Transcribe the material verbatim in full; the pictures do not belong in the copy.

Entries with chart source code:
◇ ◇ ◇ ◇

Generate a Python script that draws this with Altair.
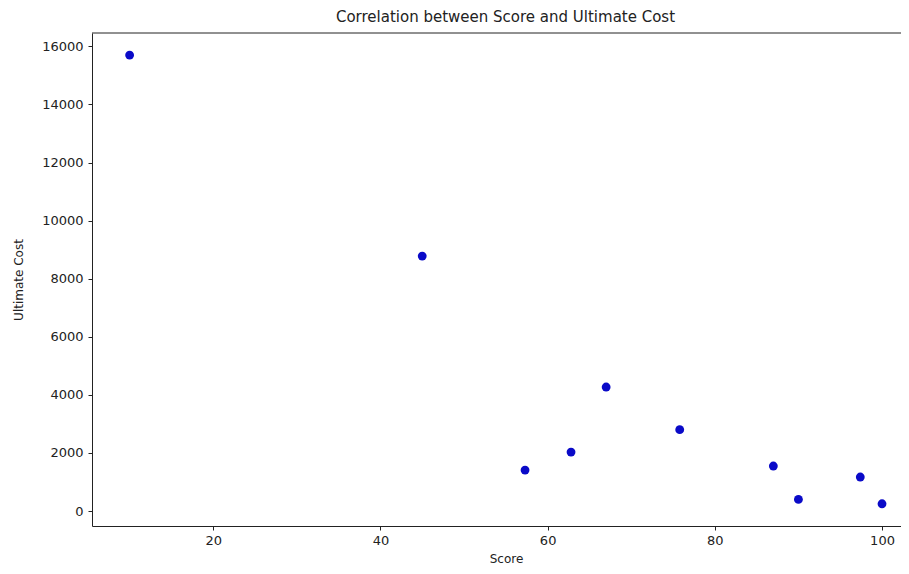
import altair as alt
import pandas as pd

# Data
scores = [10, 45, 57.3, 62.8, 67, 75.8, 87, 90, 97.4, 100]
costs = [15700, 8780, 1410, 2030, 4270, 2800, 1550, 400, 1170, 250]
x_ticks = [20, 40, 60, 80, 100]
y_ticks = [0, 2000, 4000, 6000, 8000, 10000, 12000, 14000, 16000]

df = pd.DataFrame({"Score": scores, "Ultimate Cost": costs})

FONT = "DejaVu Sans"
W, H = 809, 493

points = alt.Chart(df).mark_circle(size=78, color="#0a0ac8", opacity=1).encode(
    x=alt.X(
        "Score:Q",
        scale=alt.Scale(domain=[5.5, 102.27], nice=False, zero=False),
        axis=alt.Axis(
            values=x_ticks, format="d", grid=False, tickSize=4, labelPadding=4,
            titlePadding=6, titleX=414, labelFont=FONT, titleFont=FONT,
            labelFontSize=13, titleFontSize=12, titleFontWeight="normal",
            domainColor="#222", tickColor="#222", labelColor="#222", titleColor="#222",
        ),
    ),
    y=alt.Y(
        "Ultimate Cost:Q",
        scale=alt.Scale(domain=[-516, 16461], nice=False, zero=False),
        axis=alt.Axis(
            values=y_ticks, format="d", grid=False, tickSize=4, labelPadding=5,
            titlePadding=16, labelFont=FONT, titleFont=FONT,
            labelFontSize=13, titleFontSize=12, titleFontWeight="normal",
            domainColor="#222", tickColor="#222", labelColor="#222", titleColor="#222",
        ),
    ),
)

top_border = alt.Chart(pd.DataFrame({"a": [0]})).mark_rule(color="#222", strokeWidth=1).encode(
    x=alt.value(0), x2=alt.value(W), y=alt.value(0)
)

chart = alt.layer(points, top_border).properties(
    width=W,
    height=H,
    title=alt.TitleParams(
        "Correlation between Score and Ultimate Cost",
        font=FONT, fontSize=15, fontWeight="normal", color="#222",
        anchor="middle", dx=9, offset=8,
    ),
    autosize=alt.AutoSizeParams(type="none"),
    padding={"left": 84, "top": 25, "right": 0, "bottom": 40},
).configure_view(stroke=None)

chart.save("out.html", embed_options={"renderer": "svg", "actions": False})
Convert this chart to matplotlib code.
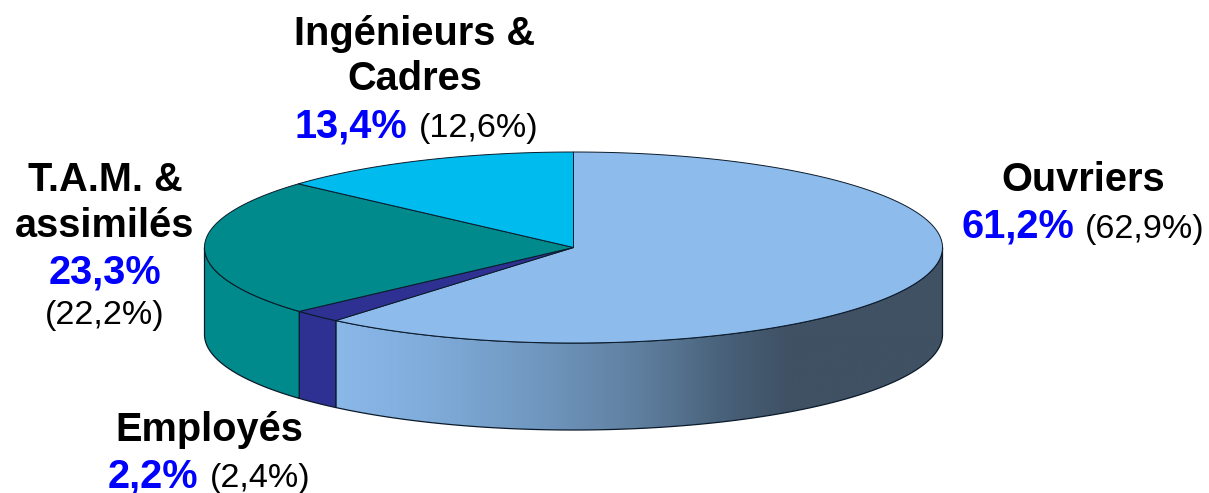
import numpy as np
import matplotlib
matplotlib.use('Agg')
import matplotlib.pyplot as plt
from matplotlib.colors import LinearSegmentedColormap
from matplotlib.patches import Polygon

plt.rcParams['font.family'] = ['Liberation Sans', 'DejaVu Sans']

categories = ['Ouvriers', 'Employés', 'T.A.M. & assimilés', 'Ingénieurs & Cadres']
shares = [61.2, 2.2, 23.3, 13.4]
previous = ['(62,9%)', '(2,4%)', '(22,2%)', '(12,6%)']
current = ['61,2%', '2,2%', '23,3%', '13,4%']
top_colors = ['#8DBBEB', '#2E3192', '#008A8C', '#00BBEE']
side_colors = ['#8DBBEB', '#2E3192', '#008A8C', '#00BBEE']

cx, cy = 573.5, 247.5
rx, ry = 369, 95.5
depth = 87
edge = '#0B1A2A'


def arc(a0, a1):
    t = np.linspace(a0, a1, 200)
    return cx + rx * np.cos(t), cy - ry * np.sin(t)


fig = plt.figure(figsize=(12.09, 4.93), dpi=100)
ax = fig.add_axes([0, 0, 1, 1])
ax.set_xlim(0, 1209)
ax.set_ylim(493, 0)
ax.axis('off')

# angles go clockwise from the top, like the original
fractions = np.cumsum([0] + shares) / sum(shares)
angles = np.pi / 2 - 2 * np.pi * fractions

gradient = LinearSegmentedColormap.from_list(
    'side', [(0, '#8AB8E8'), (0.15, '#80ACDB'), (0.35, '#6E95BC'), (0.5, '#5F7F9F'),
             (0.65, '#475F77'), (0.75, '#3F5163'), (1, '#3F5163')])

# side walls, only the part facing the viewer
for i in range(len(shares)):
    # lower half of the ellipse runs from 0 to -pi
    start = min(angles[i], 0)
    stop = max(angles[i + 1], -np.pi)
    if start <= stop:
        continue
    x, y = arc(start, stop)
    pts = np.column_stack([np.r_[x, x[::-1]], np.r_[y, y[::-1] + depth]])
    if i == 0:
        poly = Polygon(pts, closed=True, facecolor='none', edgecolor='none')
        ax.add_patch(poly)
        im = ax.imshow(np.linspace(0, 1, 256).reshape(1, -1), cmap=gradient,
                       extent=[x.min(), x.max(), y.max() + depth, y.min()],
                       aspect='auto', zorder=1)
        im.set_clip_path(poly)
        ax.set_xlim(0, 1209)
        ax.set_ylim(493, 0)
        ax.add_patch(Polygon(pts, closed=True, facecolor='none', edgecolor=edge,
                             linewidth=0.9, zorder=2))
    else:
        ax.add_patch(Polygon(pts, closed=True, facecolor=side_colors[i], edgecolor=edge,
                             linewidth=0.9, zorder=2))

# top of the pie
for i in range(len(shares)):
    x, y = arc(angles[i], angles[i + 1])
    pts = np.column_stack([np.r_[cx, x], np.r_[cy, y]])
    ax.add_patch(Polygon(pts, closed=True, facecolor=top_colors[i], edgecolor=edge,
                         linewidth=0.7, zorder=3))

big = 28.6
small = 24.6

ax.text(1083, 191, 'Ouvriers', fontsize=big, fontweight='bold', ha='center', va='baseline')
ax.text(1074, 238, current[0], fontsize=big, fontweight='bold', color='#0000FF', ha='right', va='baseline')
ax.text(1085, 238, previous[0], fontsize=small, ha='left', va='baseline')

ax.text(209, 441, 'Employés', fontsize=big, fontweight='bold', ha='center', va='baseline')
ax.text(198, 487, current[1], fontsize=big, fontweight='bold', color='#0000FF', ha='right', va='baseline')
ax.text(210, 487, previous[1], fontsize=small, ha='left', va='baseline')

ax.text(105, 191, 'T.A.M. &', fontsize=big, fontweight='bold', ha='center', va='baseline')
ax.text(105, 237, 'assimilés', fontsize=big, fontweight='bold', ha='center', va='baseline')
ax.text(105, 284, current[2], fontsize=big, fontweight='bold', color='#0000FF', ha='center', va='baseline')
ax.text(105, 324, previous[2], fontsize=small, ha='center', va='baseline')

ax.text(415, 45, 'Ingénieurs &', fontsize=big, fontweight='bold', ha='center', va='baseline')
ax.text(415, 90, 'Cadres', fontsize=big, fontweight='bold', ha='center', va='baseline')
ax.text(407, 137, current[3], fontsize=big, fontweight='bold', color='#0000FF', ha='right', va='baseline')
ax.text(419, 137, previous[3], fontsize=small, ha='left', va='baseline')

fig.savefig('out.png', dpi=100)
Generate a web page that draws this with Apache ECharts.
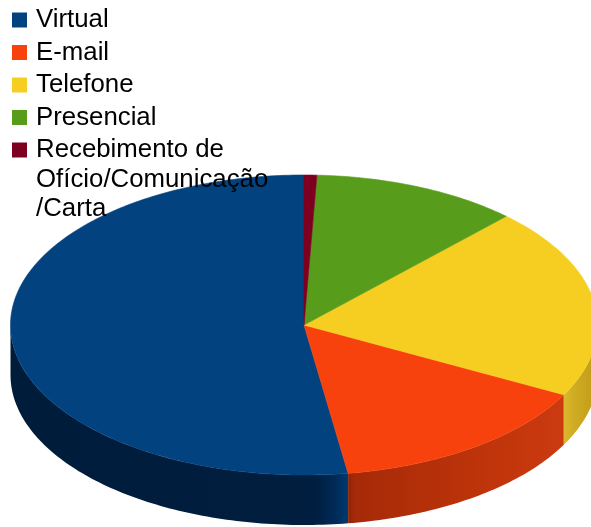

◇ ◇ ◇ ◇

> **TASK SOLUTION**:
Generate a Python script that draws this with Altair.
import altair as alt
import pandas as pd

# Data
scores = [10, 45, 57.3, 62.8, 67, 75.8, 87, 90, 97.4, 100]
costs = [15700, 8780, 1410, 2030, 4270, 2800, 1550, 400, 1170, 250]
x_ticks = [20, 40, 60, 80, 100]
y_ticks = [0, 2000, 4000, 6000, 8000, 10000, 12000, 14000, 16000]

df = pd.DataFrame({"Score": scores, "Ultimate Cost": costs})

FONT = "DejaVu Sans"
W, H = 809, 493

points = alt.Chart(df).mark_circle(size=78, color="#0a0ac8", opacity=1).encode(
    x=alt.X(
        "Score:Q",
        scale=alt.Scale(domain=[5.5, 102.27], nice=False, zero=False),
        axis=alt.Axis(
            values=x_ticks, format="d", grid=False, tickSize=4, labelPadding=4,
            titlePadding=6, titleX=414, labelFont=FONT, titleFont=FONT,
            labelFontSize=13, titleFontSize=12, titleFontWeight="normal",
            domainColor="#222", tickColor="#222", labelColor="#222", titleColor="#222",
        ),
    ),
    y=alt.Y(
        "Ultimate Cost:Q",
        scale=alt.Scale(domain=[-516, 16461], nice=False, zero=False),
        axis=alt.Axis(
            values=y_ticks, format="d", grid=False, tickSize=4, labelPadding=5,
            titlePadding=16, labelFont=FONT, titleFont=FONT,
            labelFontSize=13, titleFontSize=12, titleFontWeight="normal",
            domainColor="#222", tickColor="#222", labelColor="#222", titleColor="#222",
        ),
    ),
)

top_border = alt.Chart(pd.DataFrame({"a": [0]})).mark_rule(color="#222", strokeWidth=1).encode(
    x=alt.value(0), x2=alt.value(W), y=alt.value(0)
)

chart = alt.layer(points, top_border).properties(
    width=W,
    height=H,
    title=alt.TitleParams(
        "Correlation between Score and Ultimate Cost",
        font=FONT, fontSize=15, fontWeight="normal", color="#222",
        anchor="middle", dx=9, offset=8,
    ),
    autosize=alt.AutoSizeParams(type="none"),
    padding={"left": 84, "top": 25, "right": 0, "bottom": 40},
).configure_view(stroke=None)

chart.save("out.html", embed_options={"renderer": "svg", "actions": False})
Convert this chart to matplotlib code.
import numpy as np
import matplotlib
matplotlib.use('Agg')
import matplotlib.pyplot as plt
from matplotlib.colors import LinearSegmentedColormap
from matplotlib.patches import Polygon

plt.rcParams['font.family'] = ['Liberation Sans', 'DejaVu Sans']

categories = ['Ouvriers', 'Employés', 'T.A.M. & assimilés', 'Ingénieurs & Cadres']
shares = [61.2, 2.2, 23.3, 13.4]
previous = ['(62,9%)', '(2,4%)', '(22,2%)', '(12,6%)']
current = ['61,2%', '2,2%', '23,3%', '13,4%']
top_colors = ['#8DBBEB', '#2E3192', '#008A8C', '#00BBEE']
side_colors = ['#8DBBEB', '#2E3192', '#008A8C', '#00BBEE']

cx, cy = 573.5, 247.5
rx, ry = 369, 95.5
depth = 87
edge = '#0B1A2A'


def arc(a0, a1):
    t = np.linspace(a0, a1, 200)
    return cx + rx * np.cos(t), cy - ry * np.sin(t)


fig = plt.figure(figsize=(12.09, 4.93), dpi=100)
ax = fig.add_axes([0, 0, 1, 1])
ax.set_xlim(0, 1209)
ax.set_ylim(493, 0)
ax.axis('off')

# angles go clockwise from the top, like the original
fractions = np.cumsum([0] + shares) / sum(shares)
angles = np.pi / 2 - 2 * np.pi * fractions

gradient = LinearSegmentedColormap.from_list(
    'side', [(0, '#8AB8E8'), (0.15, '#80ACDB'), (0.35, '#6E95BC'), (0.5, '#5F7F9F'),
             (0.65, '#475F77'), (0.75, '#3F5163'), (1, '#3F5163')])

# side walls, only the part facing the viewer
for i in range(len(shares)):
    # lower half of the ellipse runs from 0 to -pi
    start = min(angles[i], 0)
    stop = max(angles[i + 1], -np.pi)
    if start <= stop:
        continue
    x, y = arc(start, stop)
    pts = np.column_stack([np.r_[x, x[::-1]], np.r_[y, y[::-1] + depth]])
    if i == 0:
        poly = Polygon(pts, closed=True, facecolor='none', edgecolor='none')
        ax.add_patch(poly)
        im = ax.imshow(np.linspace(0, 1, 256).reshape(1, -1), cmap=gradient,
                       extent=[x.min(), x.max(), y.max() + depth, y.min()],
                       aspect='auto', zorder=1)
        im.set_clip_path(poly)
        ax.set_xlim(0, 1209)
        ax.set_ylim(493, 0)
        ax.add_patch(Polygon(pts, closed=True, facecolor='none', edgecolor=edge,
                             linewidth=0.9, zorder=2))
    else:
        ax.add_patch(Polygon(pts, closed=True, facecolor=side_colors[i], edgecolor=edge,
                             linewidth=0.9, zorder=2))

# top of the pie
for i in range(len(shares)):
    x, y = arc(angles[i], angles[i + 1])
    pts = np.column_stack([np.r_[cx, x], np.r_[cy, y]])
    ax.add_patch(Polygon(pts, closed=True, facecolor=top_colors[i], edgecolor=edge,
                         linewidth=0.7, zorder=3))

big = 28.6
small = 24.6

ax.text(1083, 191, 'Ouvriers', fontsize=big, fontweight='bold', ha='center', va='baseline')
ax.text(1074, 238, current[0], fontsize=big, fontweight='bold', color='#0000FF', ha='right', va='baseline')
ax.text(1085, 238, previous[0], fontsize=small, ha='left', va='baseline')

ax.text(209, 441, 'Employés', fontsize=big, fontweight='bold', ha='center', va='baseline')
ax.text(198, 487, current[1], fontsize=big, fontweight='bold', color='#0000FF', ha='right', va='baseline')
ax.text(210, 487, previous[1], fontsize=small, ha='left', va='baseline')

ax.text(105, 191, 'T.A.M. &', fontsize=big, fontweight='bold', ha='center', va='baseline')
ax.text(105, 237, 'assimilés', fontsize=big, fontweight='bold', ha='center', va='baseline')
ax.text(105, 284, current[2], fontsize=big, fontweight='bold', color='#0000FF', ha='center', va='baseline')
ax.text(105, 324, previous[2], fontsize=small, ha='center', va='baseline')

ax.text(415, 45, 'Ingénieurs &', fontsize=big, fontweight='bold', ha='center', va='baseline')
ax.text(415, 90, 'Cadres', fontsize=big, fontweight='bold', ha='center', va='baseline')
ax.text(407, 137, current[3], fontsize=big, fontweight='bold', color='#0000FF', ha='right', va='baseline')
ax.text(419, 137, previous[3], fontsize=small, ha='left', va='baseline')

fig.savefig('out.png', dpi=100)
Generate a web page that draws this with Apache ECharts.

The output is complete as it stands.